Pro-Beijing lawyer Kennedy Wong faces ICAC bribery charges
Anti-graft agency alleges CPPCC delegate and two others offered payments to company director as they became major shareholders
Prominent pro-Beijing figure and lawyer, Kennedy Wong Ying-ho, has been charged by the ICAC over an alleged bribery racket involving illicit payments linked to a deal to restructure a major company.
The Independent Commission Against Corruption said Wong, 52, and two other men, Chui Chuen-shun, 61, and Richard Yin Yingneng, 62, had been charged under Section 9 of the Prevention of Bribery Ordinance.
The three are accused of making an illegal agreement to pay fees for services rendered to a director of a listed company while it was being restructured.

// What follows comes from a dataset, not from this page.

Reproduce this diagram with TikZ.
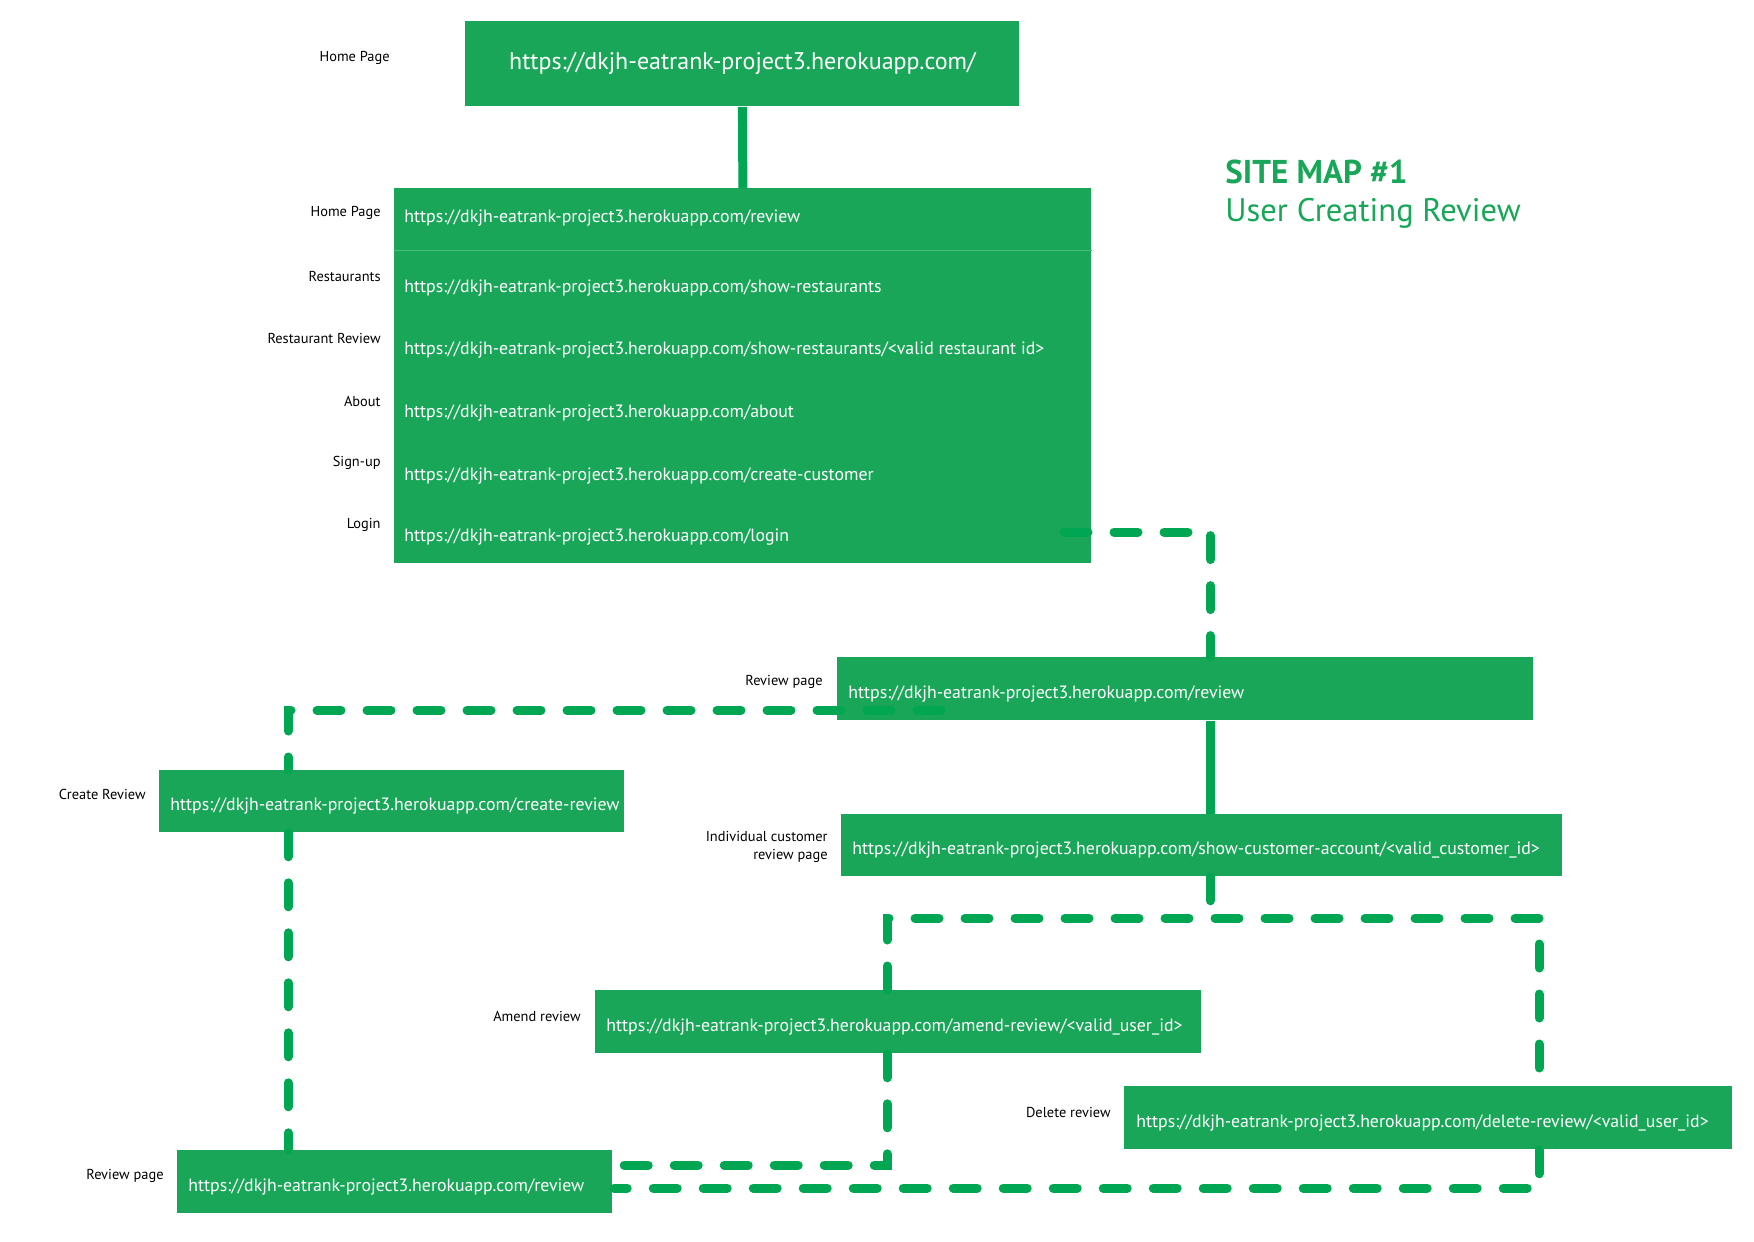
\documentclass[tikz,border=0pt]{standalone}
\usepackage{fontspec}
\setmainfont{PT Sans}
\usetikzlibrary{calc}
\definecolor{boxg}{RGB}{26,166,89}
\definecolor{lineg}{RGB}{0,166,81}
\definecolor{sepg}{RGB}{70,190,120}
\begin{document}
\begin{tikzpicture}[x=0.5pt,y=-0.5pt,
  box/.style={fill=boxg, draw=none, inner sep=0pt, anchor=north west},
  url/.style={text=white, font=\fontsize{8.9}{10}\selectfont, anchor=west, inner sep=0pt},
  lab/.style={font=\fontsize{7.2}{8.6}\selectfont, anchor=east, inner sep=0pt, align=right},
  conn/.style={draw=lineg, line width=4.5pt},
  dconn/.style={conn, line cap=round, dash pattern=on 12pt off 13pt}]
\useasboundingbox (0,0) rectangle (1754,1241);

% boxes
\node[box, minimum width=277pt, minimum height=42.5pt] (top) at (465,21) {};
\node[box, minimum width=348.5pt, minimum height=187.5pt] (big) at (394,188) {};
\node[box, minimum width=348pt, minimum height=31.5pt] (rev) at (837,657) {};
\node[box, minimum width=360.5pt, minimum height=31pt] (cust) at (841,814) {};
\node[box, minimum width=303pt, minimum height=31.5pt] (amend) at (595,990) {};
\node[box, minimum width=304pt, minimum height=31.5pt] (del) at (1124,1086) {};
\node[box, minimum width=232.5pt, minimum height=31pt] (create) at (159,770) {};
\node[box, minimum width=217.5pt, minimum height=31.5pt] (bot) at (177,1150) {};

\coordinate (sepy) at (0,250);
\draw[sepg, line width=0.4pt] (big.west |- sepy) -- (big.east |- sepy);

% texts in boxes
\node[url, anchor=center, font=\fontsize{12}{14}\selectfont] (toptxt) at (top.center) {https://dkjh-eatrank-project3.herokuapp.com/};
\node[url] (r1) at (404,218) {https://dkjh-eatrank-project3.herokuapp.com/review};
\node[url] (r2) at (404,288) {https://dkjh-eatrank-project3.herokuapp.com/show-restaurants};
\node[url] (r3) at (404,350) {https://dkjh-eatrank-project3.herokuapp.com/show-restaurants/<valid restaurant id>};
\node[url] (r4) at (404,413) {https://dkjh-eatrank-project3.herokuapp.com/about};
\node[url] (r5) at (404,476) {https://dkjh-eatrank-project3.herokuapp.com/create-customer};
\node[url] (r6) at (404,537) {https://dkjh-eatrank-project3.herokuapp.com/login};
\node[url] (revtxt) at (848,694) {https://dkjh-eatrank-project3.herokuapp.com/review};
\node[url] (custtxt) at (852,850) {https://dkjh-eatrank-project3.herokuapp.com/show-customer-account/<valid\_customer\_id>};
\node[url] (amendtxt) at (606,1027) {https://dkjh-eatrank-project3.herokuapp.com/amend-review/<valid\_user\_id>};
\node[url] (deltxt) at (1136,1123) {https://dkjh-eatrank-project3.herokuapp.com/delete-review/<valid\_user\_id>};
\node[url] (createtxt) at (170,806) {https://dkjh-eatrank-project3.herokuapp.com/create-review};
\node[url] (bottxt) at (188,1187) {https://dkjh-eatrank-project3.herokuapp.com/review};

% labels
\node[lab] (l0) at (390,58) {Home Page};
\node[lab] (l1) at (381,213) {Home Page};
\node[lab] (l2) at (381,276) {Restaurants};
\node[lab] (l3) at (381,338) {Restaurant Review};
\node[lab] (l4) at (381,401) {About};
\node[lab] (l5) at (381,463) {Sign-up};
\node[lab] (l6) at (381,525) {Login};
\node[lab] (lrev) at (823,682) {Review page};
\node[lab] (lcust) at (828,847) {Individual customer\\review page};
\node[lab] (lamend) at (581,1016) {Amend review};
\node[lab] (ldel) at (1111,1112) {Delete review};
\node[lab] (lcreate) at (146,794) {Create Review};
\node[lab] (lbot) at (164,1176) {Review page};

% title
\node[anchor=west, inner sep=0pt, text=boxg, font=\bfseries\fontsize{16.5}{19}\selectfont] (t1) at (1225,172) {SITE MAP \#1};
\node[anchor=west, inner sep=0pt, text=boxg, font=\fontsize{16.3}{19}\selectfont] (t2) at (1225,213) {User Creating Review};

% connectors
\draw[conn] (top.south) -- (big.north);
\coordinate (lstart) at (1064,532);
\draw[dconn] (lstart) -| ($(rev.north)+(25,0)$);
\draw[conn] ($(rev.south)+(25,0)$) coordinate (s1) -- (s1 |- cust.north);
\coordinate (hy) at (0,918);
\coordinate (a1) at ($(amend.north west)+(292,0)$);
\coordinate (d1) at ($(del.north west)+(415,0)$);
\draw[dconn] (s1 |- cust.south) -- (s1 |- hy);
\draw[dconn] (a1) -- (a1 |- hy) -- (d1 |- hy) -- (d1);
\coordinate (ae) at (599,1165);
\draw[dconn] (a1 |- amend.south) |- (ae);
\coordinate (de) at (614,1188);
\draw[dconn] (d1 |- del.south) |- (de);
\coordinate (rs) at (941,710);
\draw[dconn] (rs) -| ($(create.north west)+(129,0)$);
\draw[dconn] ($(create.south west)+(129,0)$) -- ($(bot.north west)+(111,0)$);
\end{tikzpicture}
\end{document}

Wong - a prominent lawyer who has been a delegate to the Chinese People's Political Consultative Conference since 2003 - faces a separate charge of offering HK$15 million worth of share options for HK$1.8 million to the same director in return for that individual's participation in a corporate takeover Wong was involved in.
In a statement released yesterday, the ICAC said all three men had been released on bail and would appear at Eastern Court on Wednesday.
The ICAC alleged that in October 2007, Wong - as an incumbent director - and his co-accused - as former directors of Perfect Ace Investments Limited - offered an advantage to an executive director of Ocean Grand, the company with whom they had entered into a restructuring agreement.
The restructuring was completed in September 2008 and Perfect Ace became the major shareholder of Ocean Grand and Wong its chairman. The Ocean Grand executive director concerned retained his post within that company, the ICAC alleged.